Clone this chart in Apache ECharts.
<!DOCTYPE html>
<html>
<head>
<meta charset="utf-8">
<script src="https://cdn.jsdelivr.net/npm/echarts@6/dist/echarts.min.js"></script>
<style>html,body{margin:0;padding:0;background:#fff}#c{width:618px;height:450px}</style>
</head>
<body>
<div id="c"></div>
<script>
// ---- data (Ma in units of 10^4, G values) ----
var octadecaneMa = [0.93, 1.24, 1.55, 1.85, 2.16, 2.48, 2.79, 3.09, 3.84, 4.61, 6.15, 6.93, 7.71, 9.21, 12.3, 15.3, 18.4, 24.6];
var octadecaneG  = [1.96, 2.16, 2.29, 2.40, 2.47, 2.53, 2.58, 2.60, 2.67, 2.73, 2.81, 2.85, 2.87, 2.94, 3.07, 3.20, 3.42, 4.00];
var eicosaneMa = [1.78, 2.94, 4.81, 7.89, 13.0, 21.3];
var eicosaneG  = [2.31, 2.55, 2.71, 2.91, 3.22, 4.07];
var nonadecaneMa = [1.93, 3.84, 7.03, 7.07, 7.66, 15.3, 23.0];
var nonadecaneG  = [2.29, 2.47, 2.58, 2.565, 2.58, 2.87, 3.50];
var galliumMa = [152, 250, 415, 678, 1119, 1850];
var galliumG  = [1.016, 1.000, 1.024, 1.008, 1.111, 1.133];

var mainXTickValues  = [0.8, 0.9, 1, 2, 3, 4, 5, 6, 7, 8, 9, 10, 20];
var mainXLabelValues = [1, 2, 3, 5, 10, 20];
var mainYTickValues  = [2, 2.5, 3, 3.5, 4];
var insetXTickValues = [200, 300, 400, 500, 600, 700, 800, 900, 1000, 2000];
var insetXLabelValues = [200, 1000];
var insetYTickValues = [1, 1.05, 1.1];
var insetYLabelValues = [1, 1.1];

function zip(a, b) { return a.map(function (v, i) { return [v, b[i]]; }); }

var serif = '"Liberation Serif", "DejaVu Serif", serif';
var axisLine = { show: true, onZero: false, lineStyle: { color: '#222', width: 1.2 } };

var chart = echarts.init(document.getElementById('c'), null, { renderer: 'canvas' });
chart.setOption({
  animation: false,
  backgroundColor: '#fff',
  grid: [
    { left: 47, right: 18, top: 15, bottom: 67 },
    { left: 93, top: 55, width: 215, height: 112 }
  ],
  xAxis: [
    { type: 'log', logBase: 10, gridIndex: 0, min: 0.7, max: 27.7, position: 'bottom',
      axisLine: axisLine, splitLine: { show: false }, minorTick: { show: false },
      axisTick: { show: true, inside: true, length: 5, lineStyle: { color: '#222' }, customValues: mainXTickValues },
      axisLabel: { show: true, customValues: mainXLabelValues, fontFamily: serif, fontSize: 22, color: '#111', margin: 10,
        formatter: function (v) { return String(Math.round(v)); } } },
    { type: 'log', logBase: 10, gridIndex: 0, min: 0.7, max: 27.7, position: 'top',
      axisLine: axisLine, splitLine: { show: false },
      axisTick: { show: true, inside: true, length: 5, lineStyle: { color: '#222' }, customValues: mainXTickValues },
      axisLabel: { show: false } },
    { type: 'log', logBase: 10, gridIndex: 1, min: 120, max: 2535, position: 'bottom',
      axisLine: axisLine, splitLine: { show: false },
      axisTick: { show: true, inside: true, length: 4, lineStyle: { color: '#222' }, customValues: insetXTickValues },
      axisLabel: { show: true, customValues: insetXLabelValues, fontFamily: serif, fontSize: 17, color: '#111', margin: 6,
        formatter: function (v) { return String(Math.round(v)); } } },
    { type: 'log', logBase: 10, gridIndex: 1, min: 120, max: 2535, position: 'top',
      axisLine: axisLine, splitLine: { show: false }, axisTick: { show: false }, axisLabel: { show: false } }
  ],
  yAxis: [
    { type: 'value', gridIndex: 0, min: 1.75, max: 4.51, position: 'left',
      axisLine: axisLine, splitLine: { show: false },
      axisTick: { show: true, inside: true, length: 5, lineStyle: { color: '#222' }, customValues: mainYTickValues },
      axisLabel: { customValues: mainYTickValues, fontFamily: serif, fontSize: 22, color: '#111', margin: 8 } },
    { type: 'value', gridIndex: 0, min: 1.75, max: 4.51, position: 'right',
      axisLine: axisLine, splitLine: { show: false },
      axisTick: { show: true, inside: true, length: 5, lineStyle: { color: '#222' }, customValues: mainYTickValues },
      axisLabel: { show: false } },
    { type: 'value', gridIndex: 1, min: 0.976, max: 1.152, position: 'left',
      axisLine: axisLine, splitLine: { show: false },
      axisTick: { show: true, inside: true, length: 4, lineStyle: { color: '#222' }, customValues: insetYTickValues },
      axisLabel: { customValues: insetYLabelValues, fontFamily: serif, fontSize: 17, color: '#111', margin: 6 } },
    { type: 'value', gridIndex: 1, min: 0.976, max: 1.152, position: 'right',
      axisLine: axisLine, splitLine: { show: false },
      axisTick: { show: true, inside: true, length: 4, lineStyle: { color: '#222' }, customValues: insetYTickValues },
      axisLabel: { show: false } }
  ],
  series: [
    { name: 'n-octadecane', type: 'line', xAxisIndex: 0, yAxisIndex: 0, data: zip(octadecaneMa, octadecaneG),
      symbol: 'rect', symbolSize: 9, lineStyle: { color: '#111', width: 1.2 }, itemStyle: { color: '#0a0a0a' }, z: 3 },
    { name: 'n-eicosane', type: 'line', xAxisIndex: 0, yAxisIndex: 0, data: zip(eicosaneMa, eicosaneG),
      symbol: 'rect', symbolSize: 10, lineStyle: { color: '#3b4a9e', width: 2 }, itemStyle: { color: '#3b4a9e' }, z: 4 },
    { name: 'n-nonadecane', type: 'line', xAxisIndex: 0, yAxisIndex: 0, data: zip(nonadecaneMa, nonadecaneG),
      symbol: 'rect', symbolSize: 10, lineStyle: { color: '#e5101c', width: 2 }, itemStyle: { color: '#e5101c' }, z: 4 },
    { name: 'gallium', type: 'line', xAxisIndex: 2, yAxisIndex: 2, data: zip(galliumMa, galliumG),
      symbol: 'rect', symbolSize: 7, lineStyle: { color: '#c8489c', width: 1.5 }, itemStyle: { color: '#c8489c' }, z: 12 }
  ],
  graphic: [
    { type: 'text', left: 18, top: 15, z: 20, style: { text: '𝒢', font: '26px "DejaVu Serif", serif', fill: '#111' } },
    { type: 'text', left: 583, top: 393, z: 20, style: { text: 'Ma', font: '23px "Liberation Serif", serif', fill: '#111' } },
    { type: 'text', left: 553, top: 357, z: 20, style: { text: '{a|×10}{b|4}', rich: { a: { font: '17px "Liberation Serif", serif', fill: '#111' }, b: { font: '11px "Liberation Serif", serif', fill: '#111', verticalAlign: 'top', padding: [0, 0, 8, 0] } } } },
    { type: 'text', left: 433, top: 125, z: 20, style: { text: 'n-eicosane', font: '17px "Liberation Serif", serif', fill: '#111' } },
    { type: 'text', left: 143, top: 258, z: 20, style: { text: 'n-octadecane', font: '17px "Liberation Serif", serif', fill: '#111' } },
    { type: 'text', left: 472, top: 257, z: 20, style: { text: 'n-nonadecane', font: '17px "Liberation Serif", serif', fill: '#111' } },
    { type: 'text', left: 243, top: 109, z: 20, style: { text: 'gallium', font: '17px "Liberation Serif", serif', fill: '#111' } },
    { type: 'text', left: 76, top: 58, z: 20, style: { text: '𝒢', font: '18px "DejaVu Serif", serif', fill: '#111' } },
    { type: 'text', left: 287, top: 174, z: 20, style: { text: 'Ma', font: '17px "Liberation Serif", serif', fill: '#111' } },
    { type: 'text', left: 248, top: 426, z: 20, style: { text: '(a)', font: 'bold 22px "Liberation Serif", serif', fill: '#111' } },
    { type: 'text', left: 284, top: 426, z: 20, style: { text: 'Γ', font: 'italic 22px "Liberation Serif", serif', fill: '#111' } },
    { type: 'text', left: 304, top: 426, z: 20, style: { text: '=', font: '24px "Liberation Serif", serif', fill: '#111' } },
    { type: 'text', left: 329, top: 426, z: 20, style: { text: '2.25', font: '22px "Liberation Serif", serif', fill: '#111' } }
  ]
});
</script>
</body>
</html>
******************************
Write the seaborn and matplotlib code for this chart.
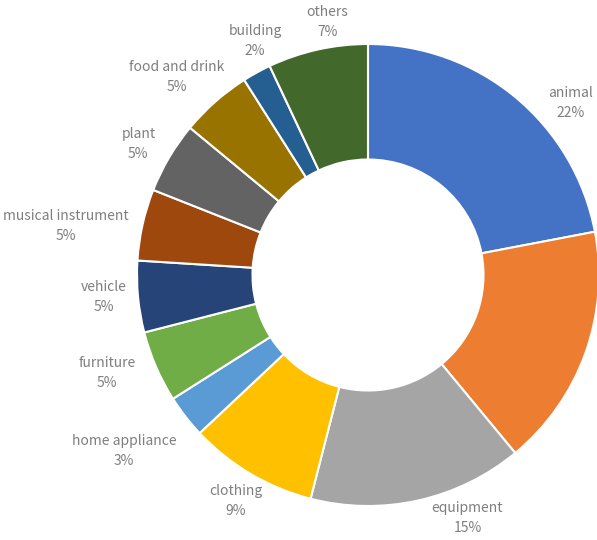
******************************
» EXERCISE PROMPT: Reproduce exactly, and only, the lines from the one that contains "Clone this chart in Apache ECharts." down to the one that contains "color: '#222', width: 1.2", both ends included.

» OUTPUT OF THE TASK:
Clone this chart in Apache ECharts.
<!DOCTYPE html>
<html>
<head>
<meta charset="utf-8">
<script src="https://cdn.jsdelivr.net/npm/echarts@6/dist/echarts.min.js"></script>
<style>html,body{margin:0;padding:0;background:#fff}#c{width:618px;height:450px}</style>
</head>
<body>
<div id="c"></div>
<script>
// ---- data (Ma in units of 10^4, G values) ----
var octadecaneMa = [0.93, 1.24, 1.55, 1.85, 2.16, 2.48, 2.79, 3.09, 3.84, 4.61, 6.15, 6.93, 7.71, 9.21, 12.3, 15.3, 18.4, 24.6];
var octadecaneG  = [1.96, 2.16, 2.29, 2.40, 2.47, 2.53, 2.58, 2.60, 2.67, 2.73, 2.81, 2.85, 2.87, 2.94, 3.07, 3.20, 3.42, 4.00];
var eicosaneMa = [1.78, 2.94, 4.81, 7.89, 13.0, 21.3];
var eicosaneG  = [2.31, 2.55, 2.71, 2.91, 3.22, 4.07];
var nonadecaneMa = [1.93, 3.84, 7.03, 7.07, 7.66, 15.3, 23.0];
var nonadecaneG  = [2.29, 2.47, 2.58, 2.565, 2.58, 2.87, 3.50];
var galliumMa = [152, 250, 415, 678, 1119, 1850];
var galliumG  = [1.016, 1.000, 1.024, 1.008, 1.111, 1.133];

var mainXTickValues  = [0.8, 0.9, 1, 2, 3, 4, 5, 6, 7, 8, 9, 10, 20];
var mainXLabelValues = [1, 2, 3, 5, 10, 20];
var mainYTickValues  = [2, 2.5, 3, 3.5, 4];
var insetXTickValues = [200, 300, 400, 500, 600, 700, 800, 900, 1000, 2000];
var insetXLabelValues = [200, 1000];
var insetYTickValues = [1, 1.05, 1.1];
var insetYLabelValues = [1, 1.1];

function zip(a, b) { return a.map(function (v, i) { return [v, b[i]]; }); }

var serif = '"Liberation Serif", "DejaVu Serif", serif';
var axisLine = { show: true, onZero: false, lineStyle: { color: '#222', width: 1.2 } };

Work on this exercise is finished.